Copper/Gold Ratio

I love intermarket relationships, especially ones which can give useful insights. This week’s chart looks at the ratio of copper prices to gold prices and compares that to the 10-year T-Note yield.

The first interesting point to raise about this comparison is that I am using just a single Y-axis. Normally, a comparison of two data series will merit putting them on separate Y-axes. I did multiply the copper/gold ratio by 1000 to bring it into the same realm as the 10-year yield, and that seems to have been enough of an adjustment.

It is pretty amazing how closely these two plots stick together over time. This chart looks back 12 years, and the relationship has been a sticky one for a lot longer than that. 
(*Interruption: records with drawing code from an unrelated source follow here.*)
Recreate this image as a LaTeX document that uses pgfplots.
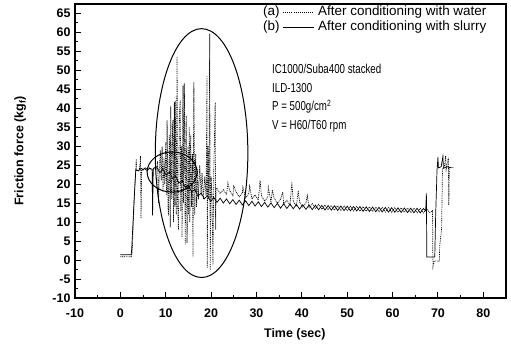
\documentclass[border=0pt]{standalone}
\usepackage{pgfplots}
\pgfplotsset{compat=1.18}
\usepackage{fontspec}
\setmainfont{Liberation Sans}
\newcommand\tickfont{\fontsize{12.5}{14}\selectfont\bfseries}
\newcommand\legfont{\fontsize{13.5}{15}\selectfont}
\newcommand\annfont{\fontsize{13}{15}\selectfont}
\begin{document}
\begin{tikzpicture}
\begin{axis}[
  scale only axis, width=431bp, height=294bp,
  xmin=-10, xmax=85, ymin=-10, ymax=67.5,
  xtick={-10,0,...,80}, ytick={-10,-5,...,65},
  minor x tick num=1, minor y tick num=1,
  tick align=inside, xtick pos=left, ytick pos=left,
  major tick length=6bp, minor tick length=3bp,
  axis line style={line width=1.2bp},
  every tick/.style={black, line width=1bp},
  /pgf/number format/assume math mode=true,
  tick label style={font=\tickfont},
  xticklabel={\bfseries\pgfmathprintnumber{\tick}},
  yticklabel={\bfseries\pgfmathprintnumber{\tick}},
  xticklabel style={yshift=-7bp},
  yticklabel style={xshift=-1bp},
  every axis x label/.style={at={(axis description cs:0.51,-0.122)},anchor=center},
  every axis y label/.style={at={(axis description cs:-0.127,0.5)},rotate=90,anchor=center},
  xlabel={\tickfont Time (sec)},
  ylabel={\tickfont Friction force (kg\textsubscript{f})},
]
% (a) After conditioning with water (dotted)
\addplot[black, line width=0.7bp, dash pattern=on 0.9bp off 0.9bp] coordinates {
(0,0.9)(2.4,0.9)(2.6,2)(3.1,18)(3.4,24)(3.5,26.6)(3.6,23.5)(4.2,23.8)(4.45,27.4)(4.55,11)(4.7,23.8)(5.2,24.2)(5.8,23.6)(6.4,24.3)(7.0,23.7)(7.6,24.2)
(8.0,24)(8.2,26)(8.4,15)(8.6,24)(8.8,29)(9.0,21)(9.2,30)(9.4,18)(9.6,27)(9.8,20)(10.0,31)(10.2,17)(10.3,36.8)(10.5,14)(10.6,11.8)(10.8,33)(11.0,8.7)(11.1,40.5)(11.3,16)(11.5,35)(11.6,37)(11.7,10)(11.9,41.6)(12.0,14)(12.1,42)(12.3,12)(12.5,53.7)(12.6,16)(12.8,7.9)(13.0,38)(13.2,42)(13.3,13)(13.5,30)(13.6,6)(13.8,46)(13.9,15)(14.1,46.6)(14.3,4)(14.5,38)(14.7,4.5)(14.9,30)(15.0,12)(15.2,35)(15.3,10)(15.5,33)(15.7,14)(15.9,28)(16.0,0.8)(16.2,47)(16.4,12)(16.6,28)(16.8,14)(17.0,24)(17.2,16)(17.5,25)(17.8,17)(18.0,23)(18.3,16)(18.6,22)(18.9,17)(19.1,48.4)(19.15,-2.1)(19.3,30)(19.5,16)(19.7,59.7)(19.8,-2.6)(20.0,22)(20.2,17)(20.4,-1.3)(20.6,24)(20.9,41.6)(21.0,8)(21.1,19)
(21.3,18.84)(22.0,17.5)(22.7,18.56)(23.4,17.22)(23.7,20.3)(24.1,18.28)(24.8,16.94)(25.0,19.5)(25.5,18.0)(26.2,16.66)(26.9,17.72)(27.0,19.2)(27.6,16.38)(28.3,17.44)(28.5,19.5)(29.0,16.1)(29.7,17.16)(30.4,15.82)(30.8,21)(31.1,16.88)(31.8,15.54)(32.5,16.6)(32.6,19.2)(33.2,15.26)(33.5,18.5)(33.9,16.32)(34.6,14.98)(35.3,16.05)(35.8,17.9)(36.0,14.72)(36.7,15.79)(37.4,14.47)(37.8,20.5)(38.1,15.54)(38.8,14.22)(39.2,18.3)(39.5,15.29)(40.2,13.97)(40.9,15.07)(41.2,17)(41.6,13.78)(42.3,14.88)(43.0,13.58)(43.7,14.68)(44.4,13.38)(45.1,14.5)(45.8,13.25)(46.5,14.41)(47.2,13.16)(47.9,14.32)(48.6,13.08)(49.3,14.24)(50.0,13.0)(50.7,14.17)(51.4,12.94)(52.1,14.12)(52.8,12.89)(53.5,14.06)(54.2,12.83)(54.9,14.0)(55.6,12.78)(56.3,13.95)(57.0,12.72)(57.7,13.89)(58.4,12.66)(59.1,13.84)(59.8,12.61)(60.5,13.79)(61.2,12.57)(61.9,13.75)(62.6,12.53)(63.3,13.71)(64.0,12.49)(64.7,13.67)(65.4,12.45)(66.1,13.63)(66.8,12.41)(67.5,13.6)(68.2,12.5)(68.8,13)(68.9,-1.8)(69.2,-0.2)(70.3,-0.3)(70.4,4)(70.8,8)(71.0,24)(71.4,24.5)(71.7,27.5)(71.8,23.8)(72.3,27)(72.4,14.5)(72.5,24.5)(73.5,24.3)
};
% (b) After conditioning with slurry (solid)
\addplot[black, line width=0.7bp] coordinates {
(0,1.4)(2.4,1.4)(2.5,3)(3.0,15)(3.4,23.8)(4.0,23.5)(4.6,24.2)(5.0,23.7)(5.5,24.3)(6.0,23.8)(6.5,24.2)(7.0,23.9)(7.1,11.8)(7.25,24.1)(7.6,24.4)
(8.0,24.6)(8.7,23.05)(9.4,23.9)(10.1,22.35)(10.8,23.2)(11.5,21.48)(12.2,22.1)(12.9,20.32)(13.6,20.93)(14.3,19.15)(15.0,19.77)(15.7,17.98)(16.4,18.6)(17.1,16.85)(17.8,17.7)(18.5,16.15)(19.2,17.0)(19.9,15.45)(20.6,16.52)(21.3,15.22)(22.0,16.32)(22.7,15.02)(23.4,16.12)(24.1,14.83)(24.8,15.93)(25.5,14.65)(26.2,15.78)(26.9,14.51)(27.6,15.64)(28.3,14.37)(29.0,15.5)(29.7,14.23)(30.4,15.36)(31.1,14.09)(31.8,15.22)(32.5,13.95)(33.2,15.08)(33.9,13.81)(34.6,14.94)(35.3,13.68)(36.0,14.84)(36.7,13.6)(37.4,14.76)(38.1,13.51)(38.8,14.67)(39.5,13.43)(40.2,14.59)(40.9,13.36)(41.6,14.54)(42.3,13.31)(43.0,14.48)(43.7,13.25)(44.4,14.42)(45.1,13.2)(45.8,14.37)(46.5,13.14)(47.2,14.31)(47.9,13.08)(48.6,14.26)(49.3,13.03)(50.0,14.2)(50.7,12.97)(51.4,14.14)(52.1,12.92)(52.8,14.09)(53.5,12.86)(54.2,14.03)(54.9,12.8)(55.6,13.98)(56.3,12.75)(57.0,13.92)(57.7,12.69)(58.4,13.86)(59.1,12.64)(59.8,13.81)(60.5,12.59)(61.2,13.77)(61.9,12.55)(62.6,13.73)(63.3,12.51)(64.0,13.69)(64.7,12.47)(65.4,13.65)(66.1,12.43)(66.8,13.6)(67.3,13.0)(67.45,17.6)(67.55,0.8)(69.3,0.8)(69.5,12)(69.8,23.8)(70.0,27.1)(70.1,24.3)(70.7,24.6)(71.1,27.4)(71.2,24.2)(72.0,24.6)(73.0,24.3)
};
\draw[line width=1bp] (axis cs:17.9,28.2) ellipse [x radius=10.2, y radius=32.8];
\draw[line width=1bp] (axis cs:11.4,23.2) ellipse [x radius=5.5, y radius=5.3];
\end{axis}
% legend
\node[anchor=west, inner sep=0, font=\legfont] at ([xshift=188bp,yshift=-8bp]current axis.north west) {(a)};
\draw[black, line width=0.6bp, dash pattern=on 0.9bp off 1.2bp] ([xshift=208bp,yshift=-8bp]current axis.north west) -- ++(31bp,0);
\node[anchor=west, inner sep=0, font=\legfont] at ([xshift=243bp,yshift=-8bp]current axis.north west) {After conditioning with water};
\node[anchor=west, inner sep=0, font=\legfont] at ([xshift=188bp,yshift=-23bp]current axis.north west) {(b)};
\draw[black, line width=0.8bp] ([xshift=208bp,yshift=-23bp]current axis.north west) -- ++(31bp,0);
\node[anchor=west, inner sep=0, font=\legfont] at ([xshift=243bp,yshift=-23bp]current axis.north west) {After conditioning with slurry};
% annotation
\node[anchor=west, inner sep=0, font=\annfont] at ([xshift=197bp,yshift=-65bp]current axis.north west) {\scalebox{0.75}[1]{IC1000/Suba400 stacked}};
\node[anchor=west, inner sep=0, font=\annfont] at ([xshift=197bp,yshift=-84bp]current axis.north west) {\scalebox{0.75}[1]{ILD-1300}};
\node[anchor=west, inner sep=0, font=\annfont] at ([xshift=197bp,yshift=-103bp]current axis.north west) {\scalebox{0.75}[1]{P = 500g/cm\textsuperscript{2}}};
\node[anchor=west, inner sep=0, font=\annfont] at ([xshift=197bp,yshift=-122bp]current axis.north west) {\scalebox{0.75}[1]{V = H60/T60 rpm}};
\pgfresetboundingbox
\path[use as bounding box] (current axis.south west) ++(-75bp,-49bp) rectangle ++(511bp,347bp);
\end{tikzpicture}
\end{document}
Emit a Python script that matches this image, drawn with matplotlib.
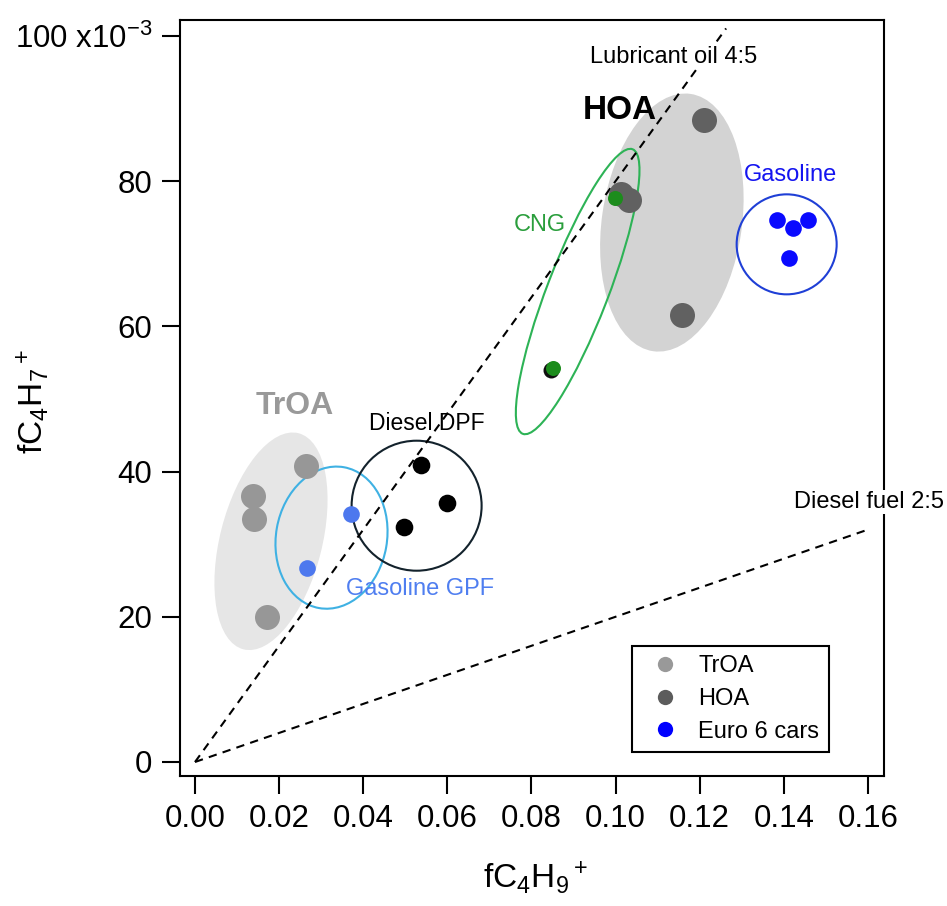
import matplotlib
matplotlib.use("Agg")
import matplotlib.pyplot as plt
from matplotlib.patches import Ellipse
from matplotlib.lines import Line2D
from matplotlib.transforms import ScaledTranslation

plt.rcParams["font.family"] = "Liberation Sans"
plt.rcParams["mathtext.fontset"] = "custom"
plt.rcParams["mathtext.rm"] = "Liberation Sans"
plt.rcParams["mathtext.it"] = "Liberation Sans:italic"
plt.rcParams["mathtext.bf"] = "Liberation Sans:bold"

# fC4H9+ on x, fC4H7+ on y (y in units of 1e-3)
troa_x = [0.0264, 0.0138, 0.0140, 0.0171]
troa_y = [40.8, 36.6, 33.5, 20.0]
hoa_x = [0.1012, 0.1032, 0.1210, 0.1158]
hoa_y = [78.3, 77.4, 88.4, 61.6]
gpf_x = [0.0371, 0.0266]
gpf_y = [34.2, 26.7]
dpf_x = [0.0537, 0.0599, 0.0497]
dpf_y = [40.9, 35.7, 32.4]
dark_x = [0.0847]
dark_y = [54.0]
cng_x = [0.0999, 0.0851]
cng_y = [77.7, 54.3]
gas_x = [0.1384, 0.1458, 0.1422, 0.1413]
gas_y = [74.7, 74.7, 73.6, 69.4]

lube_slope = 800.0     # 4:5 reference line
diesel_slope = 200.0   # diesel fuel reference line
lube_xend = 0.1263
diesel_xend = 0.160

xticks = [0.00, 0.02, 0.04, 0.06, 0.08, 0.10, 0.12, 0.14, 0.16]
xtick_labels = ["0.00", "0.02", "0.04", "0.06", "0.08", "0.10", "0.12", "0.14", "0.16"]
yticks = [0, 20, 40, 60, 80, 100]
ytick_labels = ["0", "20", "40", "60", "80", r"100 x10$^{\mathregular{-3}}$"]

fig = plt.figure(figsize=(9.47, 9.06), dpi=100)
ax = fig.add_axes([180 / 947, 130 / 906, 704 / 947, 756 / 906])
ax.set_xlim(-0.00357, 0.16385)
ax.set_ylim(-1.93, 102.2)


def blob(cx, cy, w_px, h_px, angle, **kw):
    """Ellipse centred at a data point, sized in screen pixels."""
    tr = fig.dpi_scale_trans + ScaledTranslation(cx, cy, ax.transData)
    e = Ellipse((0, 0), w_px / fig.dpi, h_px / fig.dpi, angle=angle,
                transform=tr, **kw)
    ax.add_patch(e)
    return e


# group envelopes
blob(0.01807, 30.4, 223, 102, 75.7, facecolor="#e6e6e6", edgecolor="none", zorder=1)
blob(0.1134, 74.3, 260, 140, 81.7, facecolor="#d3d3d3", edgecolor="none", zorder=1)
blob(0.03246, 30.9, 143, 111, 80, facecolor="none", edgecolor="#3fb1e3", lw=1.5, zorder=2)
blob(0.0527, 35.3, 130, 130, 0, facecolor="none", edgecolor="#13222c", lw=1.5, zorder=2)
blob(0.0910, 64.8, 305, 61, 68.9, facecolor="none", edgecolor="#2db356", lw=1.5, zorder=2)
blob(0.1407, 71.3, 100, 100, 0, facecolor="none", edgecolor="#1f3fd6", lw=1.5, zorder=2)

# reference ratio lines
dash = (0, (4, 3))
ax.plot([0, lube_xend], [0, lube_slope * lube_xend], color="black", lw=1.5,
        ls=dash, zorder=2.2)
ax.plot([0, diesel_xend], [0, diesel_slope * diesel_xend], color="black", lw=1.5,
        ls=dash, zorder=2.2)

# data points
ax.plot(troa_x, troa_y, "o", ms=18, color="#979797", mec="none", zorder=3)
ax.plot(hoa_x, hoa_y, "o", ms=18, color="#616161", mec="none", zorder=3)
ax.plot(gpf_x, gpf_y, "o", ms=12, color="#4d78ee", mec="none", zorder=3)
ax.plot(dpf_x, dpf_y, "o", ms=12.7, color="black", mec="none", zorder=3)
ax.plot(dark_x, dark_y, "o", ms=11.5, color="#101010", mec="none", zorder=3)
ax.plot(cng_x, cng_y, "o", ms=10.8, color="#1c8c1c", mec="none", zorder=3.1)
ax.plot(gas_x, gas_y, "o", ms=12, color="#0a0aff", mec="none", zorder=3)

# annotations
ax.text(0.1139, 97.1, "Lubricant oil 4:5", fontsize=17, ha="center", va="center",
        bbox=dict(facecolor="white", edgecolor="none", pad=1), zorder=2.5)
ax.text(0.1603, 35.8, "Diesel fuel 2:5", fontsize=17, ha="center", va="center",
        bbox=dict(facecolor="white", edgecolor="none", pad=1), zorder=3, clip_on=False)
ax.text(0.1011, 89.7, "HOA", fontsize=24, fontweight="bold", ha="center", va="center")
ax.text(0.0238, 49.0, "TrOA", fontsize=23, fontweight="bold", color="#999999",
        ha="center", va="center")
ax.text(0.0552, 46.6, "Diesel DPF", fontsize=16.5, ha="center", va="center")
ax.text(0.0535, 23.8, "Gasoline GPF", fontsize=17, color="#4f7ef0", ha="center", va="center")
ax.text(0.0820, 74.0, "CNG", fontsize=17, color="#2a9e3c", ha="center", va="center")
ax.text(0.1415, 80.9, "Gasoline", fontsize=17, color="#1414f0", ha="center", va="center")

# axes styling
for s in ax.spines.values():
    s.set_linewidth(1.5)
ax.set_xticks(xticks)
ax.set_xticklabels(xtick_labels)
ax.set_yticks(yticks)
ax.set_yticklabels(ytick_labels)
ax.tick_params(direction="out", length=13, width=1.5, labelsize=22.5, pad=7,
               top=False, right=False)

# axis titles
fig.text(535 / 947, 1 - 878 / 906, r"$\mathregular{fC_4H_9{}^+}$", fontsize=24,
         ha="center", va="center")
fig.text(33 / 947, 1 - 402 / 906, r"$\mathregular{fC_4H_7{}^+}$", fontsize=24,
         ha="center", va="center", rotation=90)

handles = [
    Line2D([], [], ls="", marker="o", ms=11, color="#999999", mec="none", label="TrOA"),
    Line2D([], [], ls="", marker="o", ms=11, color="#5c5c5c", mec="none", label="HOA"),
    Line2D([], [], ls="", marker="o", ms=11, color="#0000ff", mec="none", label="Euro 6 cars"),
]
leg = ax.legend(handles=handles, loc="lower left", bbox_to_anchor=(0.642, 0.0317),
                borderaxespad=0, frameon=True, fancybox=False, edgecolor="black",
                framealpha=1, fontsize=17, handlelength=2.0, handletextpad=0.4,
                borderpad=0.4, labelspacing=0.45)
leg.get_frame().set_linewidth(1.5)

fig.savefig("out.png", dpi=100)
The additional interesting point is that the 10-year yield plot seems to be the wilder one of the two. While it dances the same dance steps as the copper/gold ratio, it dances farther at the extremes, and that is the fun insight about this comparison. Right now, the 10-year yield has dropped way below the copper/gold ratio on this scaling. When that has happened before, it has conveyed a message that both plots are likely to reverse. 

To get the copper/gold ratio to turn upward, copper prices would have to start outperforming gold prices on a relative basis. That typically happens when the economy speeds up and demand for copper improves. Such an improvement in the economy is the Fed’s stated goal in dropping its short-term rates to zero. The copper/gold ratio’s position on the chart says that bond yields have swung too far now.